GFF Review; La Sconosciuta- by Emma Lennox

Director: Giuseppe Tornatore
Screenplay: Giuseppe Tornatore, Massimo De Rita
Running time: 118 mins
Certificate: 15
Screening: Feb 15 GFT

Some films are hard to shake off, as the lights come up and you blink your way to the exit, images continue to flash through the
mind and music rings in your ears. La Sconosciuta (the Unknown) is one of those films. 118 minutes of fast paced tension with a dramatic Ennio Morricone soundtrack, La Sconosciuta draws its audience into a dark and unsettling tale of exploitation and murder. From the opening scene it is clear that writer and director Giuseppe Tornatore is making a very different film from his charming 1988 success Cinema Paradiso. Three women in only their underwear stand with their backs to camera, a voice off screen instructs them to turn round, when they do they reveal frighteningly ugly masks. Throughout, the poetic style of strange imagery edited in sharp cuts with musical cues, gives a sense of a cinematic nightmare.

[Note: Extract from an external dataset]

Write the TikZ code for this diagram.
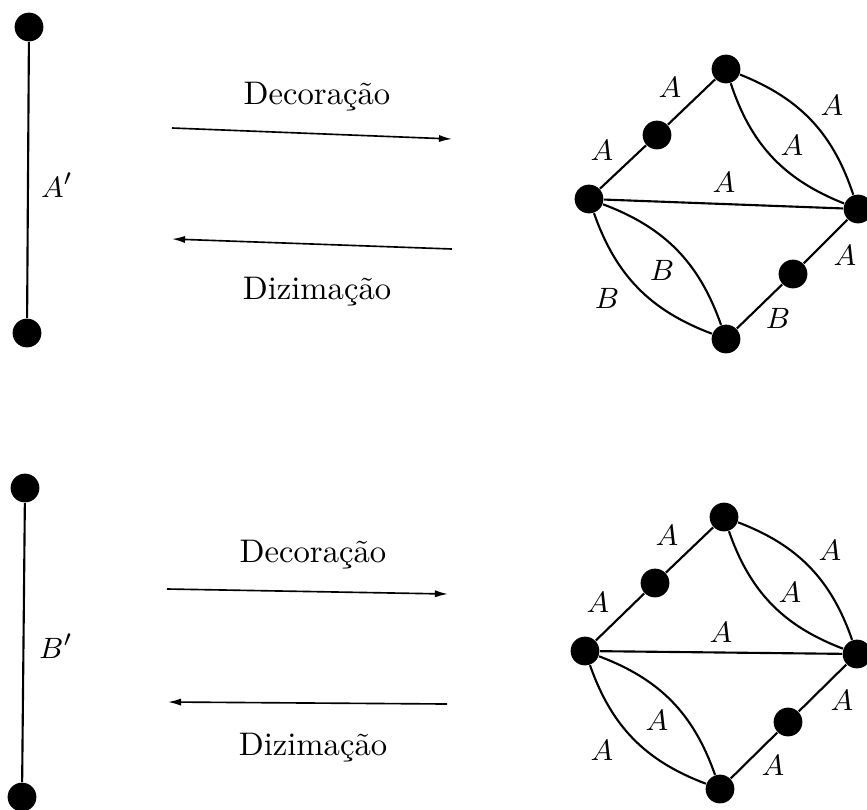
\documentclass[tikz,border=0pt]{standalone}
\usetikzlibrary{arrows.meta}
\begin{document}
\begin{tikzpicture}[x=0.306pt,y=-0.306pt,
  dot/.style={circle,fill=black,inner sep=0pt,minimum size=8.8pt},
  edge/.style={line width=0.65pt},
  arr/.style={line width=0.5pt,-{Latex[length=4pt,width=2.2pt]}},
  lab/.style={inner sep=0pt,font=\fontsize{9.5}{11}\selectfont},
  txt/.style={inner sep=0pt,font=\fontsize{10}{12}\selectfont}]
\useasboundingbox (0,0) rectangle (867,809);

% ---------- top row ----------
\node[dot] (a1) at (29,27) {};
\node[dot] (a2) at (27,333) {};
\draw[edge] (a1) -- (a2);
\node[lab] (ap) at (57,185) {$A'$};

\coordinate (d1s) at (172,128);
\coordinate (d1e) at (452,139);
\draw[arr] (d1s) -- (d1e);
\node[txt] (dec1) at (317,97) {Decoração};
\coordinate (z1s) at (452,249);
\coordinate (z1e) at (172,239);
\draw[arr] (z1s) -- (z1e);
\node[txt] (diz1) at (317,292) {Dizimação};

\node[dot] (T1) at (726,69) {};
\node[dot] (M1) at (657,135) {};
\node[dot] (L1) at (589,199) {};
\node[dot] (R1) at (858,209) {};
\node[dot] (N1) at (793,274) {};
\node[dot] (B1) at (726,339) {};
\draw[edge] (L1) -- (M1) -- (T1);
\draw[edge] (T1) to[bend left=25] (R1);
\draw[edge] (T1) to[bend right=25] (R1);
\draw[edge] (L1) -- (R1);
\draw[edge] (R1) -- (N1) -- (B1);
\draw[edge] (L1) to[bend right=25] (B1);
\draw[edge] (L1) to[bend left=25] (B1);
\node[lab] (t1a) at (670,87) {$A$};
\node[lab] (t1b) at (602,150) {$A$};
\node[lab] (t1c) at (832,105) {$A$};
\node[lab] (t1d) at (792,145) {$A$};
\node[lab] (t1e) at (724,182) {$A$};
\node[lab] (t1f) at (845,255) {$A$};
\node[lab] (t1g) at (778,318) {$B$};
\node[lab] (t1h) at (662,270) {$B$};
\node[lab] (t1i) at (607,298) {$B$};

% ---------- bottom row ----------
\node[dot] (b1) at (25,488) {};
\node[dot] (b2) at (22,797) {};
\draw[edge] (b1) -- (b2);
\node[lab] (bp) at (56,646) {$B'$};

\coordinate (d2s) at (167,589);
\coordinate (d2e) at (448,594);
\draw[arr] (d2s) -- (d2e);
\node[txt] (dec2) at (313,555) {Decoração};
\coordinate (z2s) at (447,704);
\coordinate (z2e) at (168,702);
\draw[arr] (z2s) -- (z2e);
\node[txt] (diz2) at (313,748) {Dizimação};

\node[dot] (T2) at (724,517) {};
\node[dot] (M2) at (655,583) {};
\node[dot] (L2) at (585,651) {};
\node[dot] (R2) at (857,654) {};
\node[dot] (N2) at (788,722) {};
\node[dot] (B2) at (720,789) {};
\draw[edge] (L2) -- (M2) -- (T2);
\draw[edge] (T2) to[bend left=25] (R2);
\draw[edge] (T2) to[bend right=25] (R2);
\draw[edge] (L2) -- (R2);
\draw[edge] (R2) -- (N2) -- (B2);
\draw[edge] (L2) to[bend right=25] (B2);
\draw[edge] (L2) to[bend left=25] (B2);
\node[lab] (t2a) at (667,535) {$A$};
\node[lab] (t2b) at (598,602) {$A$};
\node[lab] (t2c) at (830,550) {$A$};
\node[lab] (t2d) at (790,592) {$A$};
\node[lab] (t2e) at (721,632) {$A$};
\node[lab] (t2f) at (842,700) {$A$};
\node[lab] (t2g) at (773,765) {$A$};
\node[lab] (t2h) at (657,720) {$A$};
\node[lab] (t2i) at (602,750) {$A$};
\end{tikzpicture}
\end{document}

Xenia Rappaport plays Irena, the unknown woman of the title, whose motives only become clear in jig saw sized pieces of flashbacks and memories. Rappaport'
s intense performance is overwhelmingly the reason to watch this gripping story unfold. Irena is a strong character who has suffered many injustices as an ex-prostitute, yet Tornatore and Rappaport don't allow us to pity this woman; she is unpredictable and dangerous as well as paradoxically kind hearted. Performances all round are of similar quality including the brutish Michele Placido as a gangster and the young Clara Dossena, as the child put in Irena's care.

Shocking in its lack of sentimentality, La Sconosciuta is as haunting and beautiful as it is disturbing, creating a movie that once you get to know it, is impossible to forget.